Complementing this new EU approach to VE, the European Commission’s (EC) 2014 communication on ‘Preventing Radicalization to Terrorism and Violent Extremism: Strengthening the EU’s Response’ highlights that along with the European External Action Service (EEAS), the EC will undertake actions to ‘incorporate new strategies to prevent radicalization and violent extremism into traditional development cooperation tools and instruments, particularly in fragile states prone to violent extremism’[4].

In addition to this, the EU’s Foreign Affairs Council adopted a ‘counter-terrorism strategy for Syria and Iraq, with particular focus on foreign fighters’, within which the priorities are included in the four pillars of the EU Counter-Terrorism Strategy (prevent, protect, pursue and respond), but adding two more components: political dialogue and engagement with key stakeholders.

Most recently, the EC published a communication on ‘Supporting the prevention of radicalization leading to violent extremism’, which targets seven areas of work, including the promotion of inclusive education and EU common values, an open and resilient society reaching out to young people and also more support for research about the topic[5].

Among the main programmes and projects supported by the EU, the Radicalization Awareness Network (RAN) stands out as the leading network composed of practitioners, researches and policy-makers around Europe providing the policy framework for EU’s efforts to prevent radicalization[6].

This shifting in the recognition of gender perspective at the EU policy level has led the regional block to put more emphasis on this front, and a number of projects and programmes that include gender have been supported by the EU.

Until recently, the EU’s strategies in preventing and responding to violent extremism overlooked gender perspectives, since most of the focus were put into “hard-power” initiatives, such as the use of military and economic power.
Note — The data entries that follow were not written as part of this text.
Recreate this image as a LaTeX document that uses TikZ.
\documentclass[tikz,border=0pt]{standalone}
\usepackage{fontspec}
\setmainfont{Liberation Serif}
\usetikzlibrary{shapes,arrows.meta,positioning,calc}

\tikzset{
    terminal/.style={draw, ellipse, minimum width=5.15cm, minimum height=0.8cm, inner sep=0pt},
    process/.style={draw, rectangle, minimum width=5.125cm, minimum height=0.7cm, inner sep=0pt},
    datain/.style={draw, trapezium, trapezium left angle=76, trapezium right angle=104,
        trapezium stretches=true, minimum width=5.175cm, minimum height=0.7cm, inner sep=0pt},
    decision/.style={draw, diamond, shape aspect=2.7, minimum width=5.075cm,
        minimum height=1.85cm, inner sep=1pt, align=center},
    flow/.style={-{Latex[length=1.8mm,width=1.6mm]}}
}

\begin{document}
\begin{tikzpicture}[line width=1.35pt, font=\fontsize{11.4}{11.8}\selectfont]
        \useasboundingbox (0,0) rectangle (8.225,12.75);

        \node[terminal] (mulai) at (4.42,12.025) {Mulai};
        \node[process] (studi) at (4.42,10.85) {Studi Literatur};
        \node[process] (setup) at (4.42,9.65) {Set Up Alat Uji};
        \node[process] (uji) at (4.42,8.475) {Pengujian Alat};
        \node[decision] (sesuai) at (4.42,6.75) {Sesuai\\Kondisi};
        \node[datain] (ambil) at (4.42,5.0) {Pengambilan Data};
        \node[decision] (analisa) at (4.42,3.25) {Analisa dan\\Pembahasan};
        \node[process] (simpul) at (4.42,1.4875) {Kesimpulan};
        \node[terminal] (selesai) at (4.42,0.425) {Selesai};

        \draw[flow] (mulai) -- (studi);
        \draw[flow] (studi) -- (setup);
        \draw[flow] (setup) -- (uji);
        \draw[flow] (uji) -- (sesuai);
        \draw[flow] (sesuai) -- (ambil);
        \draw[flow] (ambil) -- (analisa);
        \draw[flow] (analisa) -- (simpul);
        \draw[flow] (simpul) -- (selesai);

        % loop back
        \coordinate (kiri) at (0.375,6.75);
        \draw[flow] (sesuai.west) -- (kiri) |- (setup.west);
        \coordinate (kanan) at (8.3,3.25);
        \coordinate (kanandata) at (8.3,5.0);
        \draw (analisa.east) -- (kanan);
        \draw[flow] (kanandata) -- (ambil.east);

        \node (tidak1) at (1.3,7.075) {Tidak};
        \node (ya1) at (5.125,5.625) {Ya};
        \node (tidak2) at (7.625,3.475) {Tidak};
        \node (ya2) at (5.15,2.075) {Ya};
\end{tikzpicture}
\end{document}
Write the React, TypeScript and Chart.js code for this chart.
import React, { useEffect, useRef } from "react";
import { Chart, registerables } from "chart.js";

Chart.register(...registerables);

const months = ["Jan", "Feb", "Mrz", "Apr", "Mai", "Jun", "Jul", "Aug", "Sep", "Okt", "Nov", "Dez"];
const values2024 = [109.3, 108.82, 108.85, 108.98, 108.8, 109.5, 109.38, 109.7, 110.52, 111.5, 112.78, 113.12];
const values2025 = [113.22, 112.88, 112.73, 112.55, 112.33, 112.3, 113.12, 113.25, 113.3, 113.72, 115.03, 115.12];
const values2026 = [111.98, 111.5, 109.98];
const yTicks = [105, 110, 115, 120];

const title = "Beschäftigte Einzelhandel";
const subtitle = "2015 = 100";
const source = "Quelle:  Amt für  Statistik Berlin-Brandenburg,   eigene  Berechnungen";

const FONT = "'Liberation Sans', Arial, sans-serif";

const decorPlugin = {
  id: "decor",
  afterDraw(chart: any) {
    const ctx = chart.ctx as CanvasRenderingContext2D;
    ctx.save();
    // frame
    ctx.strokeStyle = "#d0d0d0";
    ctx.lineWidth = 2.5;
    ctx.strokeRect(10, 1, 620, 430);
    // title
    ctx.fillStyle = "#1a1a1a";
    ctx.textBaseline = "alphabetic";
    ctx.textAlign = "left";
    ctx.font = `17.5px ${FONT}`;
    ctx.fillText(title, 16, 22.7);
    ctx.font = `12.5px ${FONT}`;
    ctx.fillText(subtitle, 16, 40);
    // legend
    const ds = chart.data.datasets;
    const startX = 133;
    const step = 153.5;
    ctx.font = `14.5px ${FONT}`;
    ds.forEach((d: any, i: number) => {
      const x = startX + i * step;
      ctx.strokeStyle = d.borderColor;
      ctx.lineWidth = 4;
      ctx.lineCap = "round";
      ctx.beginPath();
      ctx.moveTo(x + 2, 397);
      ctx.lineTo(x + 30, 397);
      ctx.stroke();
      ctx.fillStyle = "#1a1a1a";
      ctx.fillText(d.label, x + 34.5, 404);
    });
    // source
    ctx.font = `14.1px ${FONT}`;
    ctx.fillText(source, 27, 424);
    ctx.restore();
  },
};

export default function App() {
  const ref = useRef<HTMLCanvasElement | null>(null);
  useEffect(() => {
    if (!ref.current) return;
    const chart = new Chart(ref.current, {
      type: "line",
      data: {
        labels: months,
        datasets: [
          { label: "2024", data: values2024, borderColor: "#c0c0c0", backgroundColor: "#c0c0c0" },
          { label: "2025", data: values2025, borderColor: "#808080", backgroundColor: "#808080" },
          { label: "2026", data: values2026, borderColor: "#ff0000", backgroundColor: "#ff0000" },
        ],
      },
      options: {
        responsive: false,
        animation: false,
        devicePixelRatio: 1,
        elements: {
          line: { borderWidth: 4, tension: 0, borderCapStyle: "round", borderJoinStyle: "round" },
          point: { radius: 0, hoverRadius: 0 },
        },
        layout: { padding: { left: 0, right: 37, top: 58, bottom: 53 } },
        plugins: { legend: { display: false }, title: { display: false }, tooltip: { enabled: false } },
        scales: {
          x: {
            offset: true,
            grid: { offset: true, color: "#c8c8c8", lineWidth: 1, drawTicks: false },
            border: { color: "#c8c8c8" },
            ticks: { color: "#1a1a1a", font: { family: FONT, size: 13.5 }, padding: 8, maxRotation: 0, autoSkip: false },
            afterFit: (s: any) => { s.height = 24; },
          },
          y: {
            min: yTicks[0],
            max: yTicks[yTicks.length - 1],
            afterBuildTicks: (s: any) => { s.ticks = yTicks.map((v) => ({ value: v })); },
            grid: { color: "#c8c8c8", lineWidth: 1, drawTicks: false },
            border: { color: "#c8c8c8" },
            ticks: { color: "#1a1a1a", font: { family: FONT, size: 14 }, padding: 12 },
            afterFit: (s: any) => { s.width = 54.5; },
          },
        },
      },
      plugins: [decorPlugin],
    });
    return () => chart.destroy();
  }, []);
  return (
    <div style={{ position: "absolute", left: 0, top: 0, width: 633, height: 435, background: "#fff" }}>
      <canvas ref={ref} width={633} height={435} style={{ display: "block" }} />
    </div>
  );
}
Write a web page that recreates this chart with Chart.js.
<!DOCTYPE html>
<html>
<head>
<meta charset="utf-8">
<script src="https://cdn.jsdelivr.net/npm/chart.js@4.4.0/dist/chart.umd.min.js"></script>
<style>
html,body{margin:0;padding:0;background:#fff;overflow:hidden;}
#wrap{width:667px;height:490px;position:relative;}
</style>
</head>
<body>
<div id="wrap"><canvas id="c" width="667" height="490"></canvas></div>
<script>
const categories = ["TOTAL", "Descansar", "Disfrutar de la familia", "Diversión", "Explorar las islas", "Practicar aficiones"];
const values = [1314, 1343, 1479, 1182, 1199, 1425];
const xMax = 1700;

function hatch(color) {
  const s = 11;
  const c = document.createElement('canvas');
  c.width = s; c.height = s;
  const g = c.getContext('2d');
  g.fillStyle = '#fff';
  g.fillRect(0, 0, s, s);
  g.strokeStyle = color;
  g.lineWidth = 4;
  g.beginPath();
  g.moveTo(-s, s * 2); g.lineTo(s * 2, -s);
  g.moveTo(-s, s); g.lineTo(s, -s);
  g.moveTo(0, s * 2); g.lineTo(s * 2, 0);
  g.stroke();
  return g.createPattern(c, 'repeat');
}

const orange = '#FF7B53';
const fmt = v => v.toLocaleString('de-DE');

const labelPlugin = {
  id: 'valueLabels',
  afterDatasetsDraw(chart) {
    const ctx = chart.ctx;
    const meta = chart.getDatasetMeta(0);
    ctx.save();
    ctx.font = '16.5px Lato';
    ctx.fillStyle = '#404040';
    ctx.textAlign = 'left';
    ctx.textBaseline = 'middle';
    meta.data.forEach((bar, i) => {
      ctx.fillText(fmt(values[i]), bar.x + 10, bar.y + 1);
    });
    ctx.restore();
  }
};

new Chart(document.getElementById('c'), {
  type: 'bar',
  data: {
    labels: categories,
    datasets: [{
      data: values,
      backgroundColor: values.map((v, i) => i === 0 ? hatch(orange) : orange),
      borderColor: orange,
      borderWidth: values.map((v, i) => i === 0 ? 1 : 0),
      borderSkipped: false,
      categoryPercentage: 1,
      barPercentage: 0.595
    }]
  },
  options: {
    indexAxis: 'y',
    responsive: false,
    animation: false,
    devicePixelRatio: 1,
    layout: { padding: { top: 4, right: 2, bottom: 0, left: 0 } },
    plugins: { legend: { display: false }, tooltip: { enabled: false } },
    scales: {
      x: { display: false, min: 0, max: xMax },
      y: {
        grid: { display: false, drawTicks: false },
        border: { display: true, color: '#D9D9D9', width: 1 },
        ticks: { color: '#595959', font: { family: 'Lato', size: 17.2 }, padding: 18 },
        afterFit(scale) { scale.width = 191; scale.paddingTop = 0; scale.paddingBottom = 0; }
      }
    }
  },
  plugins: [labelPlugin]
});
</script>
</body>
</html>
Nevertheless, more investment in research has led experts within the RAN to highlight that a gender perspective is essential to any prevention initiatives. As highlighted in their study, investing more in gender equality and including women in the preventive efforts towards radicalization can have positive impacts in the overall goals of any prevention programme on VE and radicalization.  That being said, the RAN experts have concluded that:

Women can be empowered to come forward and help in the design of CVE interventions by empowering other women to share their experiences, and by providing training for women and in the community itself, via civil organisations and personal networks. [7]

Furthermore, a recent research conducted by the Brooking Institute argues that a ‘gendered approach’ to CVE programming is crucial for achieving optimal results, and women should also be also implicated in these efforts[8].

This shifting in the recognition of gender perspective at the EU policy level has led the regional block to put more emphasis on this front, and a number of projects and programmes that include gender have been supported by the EU, such as the EU’s Strengthening Resilience to Violence and Extremism (STRIVE)[9] and the CT Morse project[10]. The former, for instance, have implemented a peace consolidation and transitional justice programme in Côte d’Ivoire, which included a training on gender in different regions affected by conflict. In addition, the CT Morse project has recognized the intersection between conflict, violence, and gender, and the importance of integrating a gender dimension in the prevention of VE. According to CT Morse, a particular emphasis must be put on addressing issues related to gender equality, as ‘this could have a “dampening” effect on reducing violent extremism’[11].